I haven't been thinking that much about a New Year's Resolution, and it's January 1st. I did, however, stumble upon an interesting idea and like most things, I will contemplate its potential by ranting about it in a blog post. Here goes nothing.

Even if your hands are shaking, and your faith is broken...

Do it with a heart wide open.

Say what you need to say.

It's better to say too much that to never say what you need to say.

-John Mayer

I think almost every miscommunication I've ever encountered in almost all of my interactions with people can be attributed to one party (or both parties) being afraid to say what they need to say.
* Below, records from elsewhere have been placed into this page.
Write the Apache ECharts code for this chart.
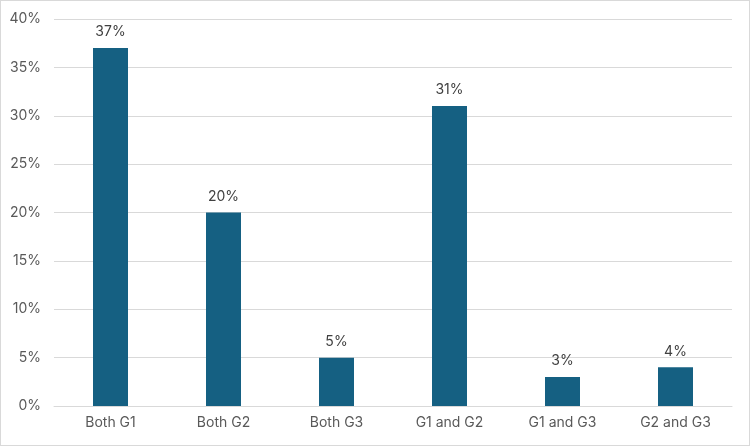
<!DOCTYPE html>
<html>
<head>
<meta charset="utf-8">
<script src="https://cdn.jsdelivr.net/npm/echarts@6/dist/echarts.min.js"></script>
<style>
  html, body { margin: 0; padding: 0; background: #fff; }
  #chart { width: 750px; height: 446px; box-sizing: border-box; border: 1px solid #d9d9d9; }
</style>
</head>
<body>
<div id="chart"></div>
<script>
  var categories = ['Both G1', 'Both G2', 'Both G3', 'G1 and G2', 'G1 and G3', 'G2 and G3'];
  var shares = [37, 20, 5, 31, 3, 4];

  var chart = echarts.init(document.getElementById('chart'));
  chart.setOption({
    animation: false,
    textStyle: { fontFamily: 'Inter, Lato, sans-serif' },
    grid: { left: 53, right: 17, top: 18, bottom: 39 },
    xAxis: {
      type: 'category',
      data: categories,
      axisLine: { lineStyle: { color: '#d9d9d9' } },
      axisTick: { show: false },
      axisLabel: { color: '#595959', fontSize: 14, margin: 10 }
    },
    yAxis: {
      type: 'value',
      min: 0,
      max: 40,
      interval: 5,
      axisLine: { show: false },
      axisTick: { show: false },
      splitLine: { lineStyle: { color: '#d9d9d9' } },
      axisLabel: { color: '#595959', fontSize: 14, margin: 13, formatter: '{value}%' }
    },
    series: [{
      type: 'bar',
      data: shares,
      barWidth: 35,
      itemStyle: { color: '#156082' },
      label: {
        show: true,
        position: 'top',
        distance: 9,
        color: '#404040',
        fontSize: 14,
        formatter: '{c}%'
      }
    }]
  });
</script>
</body>
</html>
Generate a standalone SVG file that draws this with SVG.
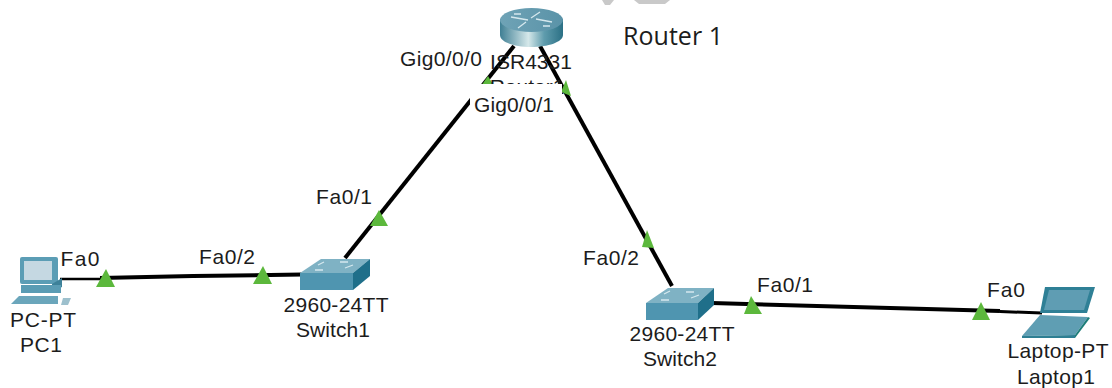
<svg xmlns="http://www.w3.org/2000/svg" width="1112" height="388" viewBox="0 0 1112 388">
<style>
text{font-family:"Liberation Sans",Arial,sans-serif;font-size:21px;fill:#1c1c1c;text-anchor:middle}
.link{stroke:#000;stroke-width:4;fill:none;stroke-linecap:butt}
.tri{fill:#5cb83c}
.sw-top{fill:#7fb2c4}.sw-front{fill:#4f95b0}.sw-side{fill:#1f6f8a}
.mark{stroke:#d5e8ee;stroke-width:1.300;fill:none}
</style>
<defs>
<linearGradient id="rb" x1="0" x2="1" y1="0" y2="0"><stop offset="0" stop-color="#3f7f94"/><stop offset=".45" stop-color="#d5e8ea"/><stop offset=".7" stop-color="#5f9cad"/><stop offset="1" stop-color="#2b7085"/></linearGradient>
<linearGradient id="rt" x1="0" x2="1" y1="0" y2="0"><stop offset="0" stop-color="#6fa3b6"/><stop offset="1" stop-color="#5a93a8"/></linearGradient>
</defs>
<rect width="1112" height="388" fill="#fff"/>
<path d="M602 0h12l-4 5h-5zM634 0h36l-5 4h-26z" fill="#c9c9c9"/>
<g id="connectors">
<path class="link" d="M514 46L345 258"/>
<path class="link" d="M540 46L672 286"/>
<path class="link" d="M100 278L193 276L302 274.500"/>
<path d="M60 279H100" stroke="#000" stroke-width="2.500"/>
<path class="link" d="M712 303L1000 311"/>
<path d="M1000 311.500L1042 313" stroke="#000" stroke-width="3"/>
<polygon class="tri" points="106,269 115,287 96,287"/>
<polygon class="tri" points="263,266 272,284 253,284"/>
<polygon class="tri" points="379,210 388,226 370,226"/>
<polygon class="tri" points="488,76 494,86 481,86"/>
<polygon class="tri" points="566,80 571,96 561,92"/>
<polygon class="tri" points="647,230 654,248 642,247"/>
<polygon class="tri" points="751,296 762,314 744,314"/>
<polygon class="tri" points="981,302 990,320 972,320"/>
</g>
<text x="527" y="94">Router1</text>
<g id="label-box"><rect x="470" y="84" width="92" height="36" fill="#fff"/></g>
<g id="router">
<path d="M500 19V35C500 42 514 47 531 47S563 42 563 35V19Z" fill="url(#rb)"/>
<ellipse cx="531.500" cy="20" rx="31.500" ry="12" fill="url(#rt)"/>
<path class="mark" stroke-width="2" d="M511 17L528 20M521 14L514 14M552 22L536 19M543 26L550 26M540 12L531 18M526 22L518 28"/>
</g>
<g id="switch1">
<polygon class="sw-top" points="300,273 353,273 370,259 321,259"/>
<polygon class="sw-front" points="300,273 353,273 353,290 300,290"/>
<polygon class="sw-side" points="353,273 370,259 370,276 353,290"/>
<path class="mark" d="M318 265l6-3M340 262h8M315 270h8M345 268l8-3"/>
</g>
<g id="switch2">
<polygon class="sw-top" points="646,303 698,303 714,288 668,288"/>
<polygon class="sw-front" points="646,303 698,303 698,320 646,320"/>
<polygon class="sw-side" points="698,303 714,288 714,305 698,320"/>
<path class="mark" d="M664 294l6-3M686 292h8M661 300h8M691 298l8-3"/>
</g>
<g id="pc1">
<rect x="20" y="257" width="38" height="27" rx="2" fill="#5b9db5"/>
<rect x="24" y="261" width="28" height="19" fill="#c5d8e2"/>
<path d="M52 284L62 278V287L52 292Z" fill="#3d8199"/>
<rect x="21" y="285" width="40" height="8" fill="#5a9cb4"/>
<polygon points="19,296 58,296 58,304 11,304" fill="#6ba6bb"/>
<polygon points="63,298 71,298 68,305 61,305" fill="#9dc0cd"/>
</g>
<g id="laptop1">
<polygon points="1045,287 1095,287 1087,313 1040,313" fill="#2f8096"/>
<polygon points="1049,290 1090,290 1084,310 1044,310" fill="#5f9db3"/>
<polygon points="1040,315 1088,317 1075,335 1022,336" fill="#5f9eb3"/>
<polygon points="1022,336 1075,335 1075,338 1022,338" fill="#2e7f93"/>
<path d="M1088 317L1075 335V338L1090 318Z" fill="#1c7c78"/>
</g>
<g id="labels">
<text x="43" y="327" textLength="66">PC-PT</text>
<text x="41" y="352" textLength="42">PC1</text>
<text x="80" y="266" textLength="39">Fa0</text>
<text x="227" y="264" textLength="56">Fa0/2</text>
<text x="336" y="312" textLength="105">2960-24TT</text>
<text x="333" y="337" textLength="74">Switch1</text>
<text x="344" y="204" textLength="56">Fa0/1</text>
<text x="441" y="66" textLength="82">Gig0/0/0</text>
<text x="531" y="69" textLength="82">ISR4331</text>
<text x="514" y="112" textLength="80">Gig0/0/1</text>
<text x="611" y="265" textLength="56">Fa0/2</text>
<text x="682" y="341" textLength="105">2960-24TT</text>
<text x="680" y="366" textLength="74">Switch2</text>
<text x="785" y="292" textLength="56">Fa0/1</text>
<text x="1006" y="297" textLength="38">Fa0</text>
<text x="1058" y="358" textLength="101">Laptop-PT</text>
<text x="1056" y="384" textLength="78">Laptop1</text>
<text x="673" y="45" textLength="100" style="font-family:'Open Sans','Noto Sans',sans-serif;font-size:25px">Router 1</text>
</g>
</svg>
Call it what you want, too... there are many things that you can replace "say what they need to say" with.

People are afraid the truth will hurt someone's feelings.

People are afraid to say something for fear that it'll reveal something about their identity they are insecure about.

Maybe it's how I was raised, or where I was raised (thanks, relentless Midwest politeness), but I'm just now beginning to realize how incredibly difficult it is to have an honest, transparent conversation with people because I (or they) ((or both of us)) are tip-toeing around what we really need to say.

This leads to miscommunications more often than not. It leads to confusion, or misunderstanding, and in some cases, dishonesty. We're afraid of putting the truth out there.

And I'm not saying we should all go around shouting whatever comes to our minds. Lord knows the world has enough people who want to have their opinions broadcasted. That's why we have Facebook.

No, I'm talking about real communication, person to person. My New Year's Resolution is to be more honest with people, realizing that sometimes the most loving thing to do is not sugar-coat things, or beat around the bush, but to be truthful in the way I feel for overall good of the relationship. It's not doing anyone good in the long run if I hide behind pleasantries and empty responses. If I tell people what I think they want to hear, I am not being honest, and the root of the problems in question will never be brought to light.

I get nervous being honest sometimes, which is strange. If I'm not aiming to hurt anyone with my words, and I believe they are useful for building stronger relationships, then why am I hesitant? I suppose it's easier in the short term... but this year, I want to do a better job of articulating things in a way that is still loving, polite, etc, but also true and good and pure and honest.

So, here's to following John Mayer's advice and "saying what I need to say."

Or taking Switchfoot's advice and "saying it like I mean it."

May it be a year of sweaty palms that gradually get used to speaking what is good, pure, and honest, and true.

And maybe I'll exercise a little more, too.